Ms. Dresser returned in February 2006, for Mardi Gras. "The city had opened up. People had returned. The barricades were gone. FEMA trailers had replaced the refrigerators as street adornment.

"Flooded homes were accessible now. I drove through two of my old neighborhoods. My former homes were destroyed. Neighbors sat listlessly, all conversations pointing back to Katrina. The tipped-over homes, the inverted cars, the dirt-covered streets, the abandoned markets - and the help. There was help everywhere: free toothbrushes, free cans of food, free Christian doctrine. Help, help, help [but perhaps] too little too late."

Mardi Gras marched on but through the shadow of the hurricane's devastation. "The floats were brilliant, defiant, proud. The crowds were small, intimate. There was a strong feeling of love and community in the air, one weighed down with devastating sorrow I cannot describe," Ms. Dresser said.
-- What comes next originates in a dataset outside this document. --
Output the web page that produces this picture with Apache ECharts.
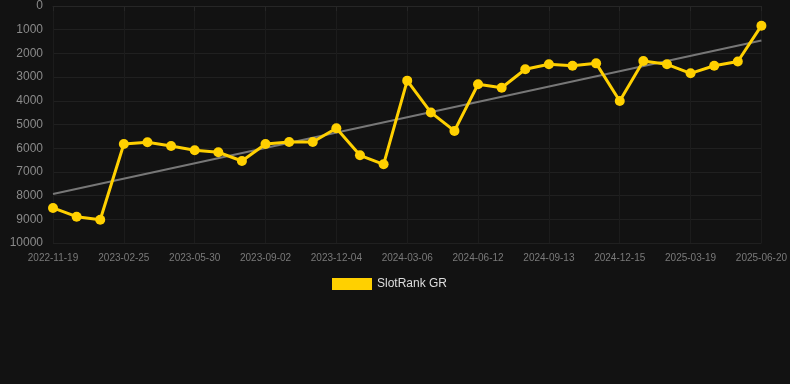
<!DOCTYPE html>
<html><head><meta charset="utf-8">
<script src="https://cdn.jsdelivr.net/npm/echarts@6/dist/echarts.min.js"></script>
<style>html,body{margin:0;padding:0;background:#121212}#c{width:790px;height:384px}</style>
</head><body><div id="c"></div>
<script>
var categories = ['2022-11-19','2022-12-22','2023-01-24','2023-02-25','2023-03-30','2023-05-01','2023-05-30','2023-07-01','2023-08-02','2023-09-02','2023-10-04','2023-11-04','2023-12-04','2024-01-04','2024-02-04','2024-03-06','2024-04-08','2024-05-10','2024-06-12','2024-07-13','2024-08-13','2024-09-13','2024-10-14','2024-11-14','2024-12-15','2025-01-15','2025-02-15','2025-03-19','2025-04-19','2025-05-20','2025-06-20'];
var rankValues = [8520,8890,9020,5820,5750,5910,6090,6170,6540,5820,5740,5740,5160,6300,6680,3150,4490,5270,3300,3450,2670,2460,2520,2420,4010,2320,2460,2840,2520,2340,830];
var trendStart = 7930;
var trendEnd = 1460;
var yTicks = [0,1000,2000,3000,4000,5000,6000,7000,8000,9000,10000];

var trendData = categories.map(function(c,i){ return i===0 ? trendStart : (i===categories.length-1 ? trendEnd : null); });

var chart = echarts.init(document.getElementById('c'));
chart.setOption({
  backgroundColor:'#121212',
  animation:false,
  grid:{left:53,right:28,top:6,bottom:141},
  legend:{
    data:['SlotRank GR'], top:273, left:327,
    itemWidth:40,itemHeight:12,icon:'rect',
    textStyle:{color:'#dddddd',fontSize:12,fontFamily:'Arial, Liberation Sans, sans-serif'}
  },
  xAxis:{
    type:'category', data:categories, boundaryGap:false,
    axisLine:{show:true,lineStyle:{color:'#262626'}},
    axisTick:{show:true,interval:2,lineStyle:{color:'#262626'}},
    axisLabel:{interval:2,color:'#7a7a7a',fontSize:10,margin:10,fontFamily:'Arial, Liberation Sans, sans-serif'},
    splitLine:{show:true,interval:2,lineStyle:{color:'#1c1c1c'}}
  },
  yAxis:{
    type:'value', inverse:true, min:yTicks[0], max:yTicks[yTicks.length-1], interval:1000,
    axisLine:{show:false}, axisTick:{show:false},
    axisLabel:{color:'#8a8a8a',fontSize:12,margin:10,fontFamily:'Arial, Liberation Sans, sans-serif',
      formatter:function(v){return String(v);}},
    splitLine:{lineStyle:{color:'#202020'}}
  },
  series:[
    {name:'SlotRank GR',type:'line',data:rankValues,
     symbol:'circle',symbolSize:10,
     lineStyle:{color:'#FFD000',width:3},
     itemStyle:{color:'#FFD000'},z:3},
    {name:'trend',type:'line',data:trendData,connectNulls:true,
     showSymbol:false,symbol:'none',
     lineStyle:{color:'#777777',width:2},z:2,silent:true}
  ]
});
</script></body></html>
Karen Burke of Katama said she felt compelled to go.

"I went to New Orleans in March [this year]. Because my background is driving a tour bus, I could be a driver of an ERV [emergency rescue vehicle]. I put my experience to good use. We were in downtown New Orleans, sent to the ninth ward." At one point, Ms. Burke drove her vehicle beside a house that was sitting on a white limousine.

Yet she found there some of the pleasure for which New Orleans has long been known. "Everyone called me ‘Baby,'" she said. "The people were fabulous. All you could do was be there to listen to them."

She said the experience changed her life: "It gave me a better understanding of myself. It was one of the most important things I've done in my life."

Ms. Dresser made her most recent trip to the Big Easy in July. "The city is ablaze with the sounds of construction crews fixing houses, roads, infrastructure. The city is resonating with the sounds of sirens. The charm of the city has worn thin. The houses are gone. The heaps of housing wreckage are gone. The only remnants of any life in the ninth ward are the street signs and lonely foundations," she said.

"Will it ever be the same?" she asks. "No. Never. It is the worst tragedy I have ever witnessed, or hope to witness."